Another astute business man and this time an Italian migrant success story (if you’re the human and not the piscean abalone predators) because this company had its beginnings when Ralph Caccavo, a prominent Tasmanian businessman, began exporting live abalone to China in 1996. It is now the world’s largest supplier of live abalone caught in the wild, exporting more than 500 tonnes per year out of a total Tasmanian catch of approximately 2,600 tonnes. Ralph’s also owns government-issued abalone catch quotas in Tasmania’ (Company website).
We strolled up to the factory again more recently. The abalone shells were all neatly bagged up and there wasn’t quite as much litter lying about the hillside.

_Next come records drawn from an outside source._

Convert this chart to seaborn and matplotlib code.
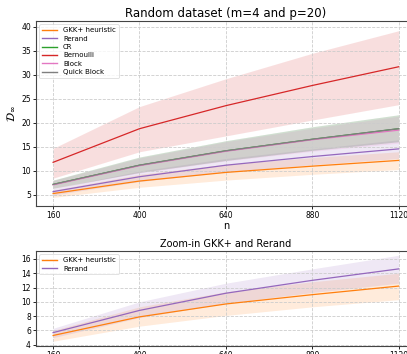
import numpy as np
import pandas as pd
import seaborn as sns
import matplotlib.pyplot as plt

n_values = [160, 400, 640, 880, 1120]

gkk_mean = [5.3, 7.9, 9.7, 11.0, 12.2]
gkk_low = [4.5, 6.6, 8.1, 9.3, 10.3]
gkk_high = [6.0, 9.3, 11.4, 12.8, 14.0]

rerand_mean = [5.7, 8.8, 11.2, 13.0, 14.6]
rerand_low = [5.0, 7.8, 9.8, 11.3, 12.6]
rerand_high = [6.3, 10.0, 12.6, 14.6, 16.5]

cr_mean = [7.2, 11.2, 14.2, 16.6, 18.8]
cr_low = [6.4, 9.7, 12.2, 14.3, 16.1]
cr_high = [8.1, 12.9, 16.3, 19.2, 21.7]

bern_mean = [11.8, 18.8, 23.6, 27.8, 31.7]
bern_low = [8.5, 14.0, 17.3, 20.6, 23.8]
bern_high = [14.7, 23.4, 29.2, 34.5, 39.2]

block_mean = [7.1, 11.1, 14.1, 16.5, 18.5]
block_low = [6.3, 9.6, 12.1, 14.1, 15.8]
block_high = [8.0, 12.7, 16.1, 18.9, 21.4]

qblock_mean = [7.2, 11.2, 14.2, 16.6, 18.8]
qblock_low = [6.4, 9.7, 12.2, 14.3, 16.1]
qblock_high = [8.1, 12.9, 16.3, 19.2, 21.7]

series = [
    ("GKK+ heuristic", gkk_mean, gkk_low, gkk_high, "tab:orange"),
    ("Rerand", rerand_mean, rerand_low, rerand_high, "tab:purple"),
    ("CR", cr_mean, cr_low, cr_high, "tab:green"),
    ("Bernoulli", bern_mean, bern_low, bern_high, "tab:red"),
    ("Block", block_mean, block_low, block_high, "tab:pink"),
    ("Quick Block", qblock_mean, qblock_low, qblock_high, "tab:gray"),
]

plt.rcParams["font.family"] = ["DejaVu Sans"]

fig = plt.figure(figsize=(4.07, 3.54), dpi=100)
ax1 = fig.add_axes([0.088, 0.418, 0.934, 0.523])
ax2 = fig.add_axes([0.088, 0.023, 0.934, 0.268])


def draw(ax, items):
    for name, mean, low, high, color in items:
        df = pd.DataFrame({"n": n_values, "val": mean})
        sns.lineplot(data=df, x="n", y="val", color=color, label=name,
                     linewidth=0.9, ax=ax)
        ax.fill_between(n_values, low, high, color=color, alpha=0.15,
                        linewidth=0)
    ax.set_xticks(n_values)
    ax.set_xlim(112, 1168)
    ax.grid(True, linestyle="--", color="#cccccc", linewidth=0.6)
    ax.tick_params(labelsize=5.5, length=2, width=0.6, pad=1.5)
    for s in ax.spines.values():
        s.set_linewidth(0.8)
        s.set_color("#444444")
    leg = ax.legend(loc="upper left", fontsize=5, handlelength=2.2,
                    borderpad=0.4, labelspacing=0.35, frameon=True,
                    fancybox=True, bbox_to_anchor=(0.0, 1.0))
    leg.get_frame().set_linewidth(0.5)
    for line in leg.get_lines():
        line.set_linewidth(1.0)


draw(ax1, series)
ax1.set_ylim(2.7, 41.25)
ax1.set_yticks([5, 10, 15, 20, 25, 30, 35, 40])
ax1.set_title("Random dataset (m=4 and p=20)", fontsize=8.5, pad=3)
ax1.set_xlabel("n", fontsize=7, labelpad=1)
ax1.set_ylabel(r"$\mathcal{D}_\infty$", fontsize=8, labelpad=3)

draw(ax2, series[:2])
ax2.set_ylim(3.85, 17.1)
ax2.set_yticks([4, 6, 8, 10, 12, 14, 16])
ax2.set_title("Zoom-in GKK+ and Rerand", fontsize=7, pad=3)
ax2.set_xlabel("")
ax2.set_ylabel("")

fig.savefig("out.png", dpi=100)
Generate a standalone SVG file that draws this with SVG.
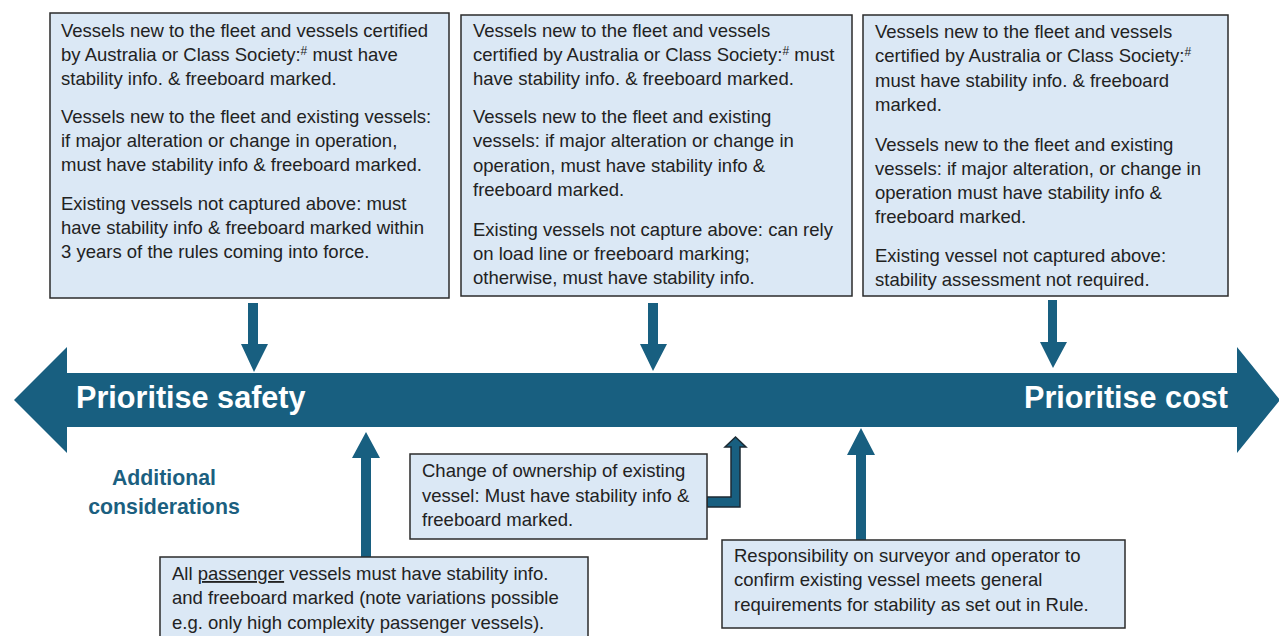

Abalone fisheries are in decline and several areas have been closed this year. In the D’Entrecasteaux, there’s a belief that at least some of the reason is because of fish farms. If a generous proportion of those 2,600 tonnes were still in situ, I wondered, would there be more birds? Would the ecosystems be more intact? One of those self-evident questions, really.
Surfing a Following Sea
I rounded Snug Beach’s southern point and turned into the next bay, rather muddy looking and quite triangular, with Snug Creek entering at its northern end. Out of the corner of my eye I saw a concrete post looking like a monument in the water, but actually just part of a substantial jetty that was now a ruin and maybe a reminder of the days when fishing was more active here. This was another area I wanted to return to because, also out of the corner of my eye, I saw an appealing boatshed on a thin muddy shore. But the swell pushed me, this time from right behind, and I was surfing down a following sea, the kayak’s prow burying itself in the wave ahead. It was getting to be far too full on for my liking and so I turned to face these swells rolling in from the D’Entrecasteaux because at least that way I could keep my eye on them and there was less chance of them knocking me over.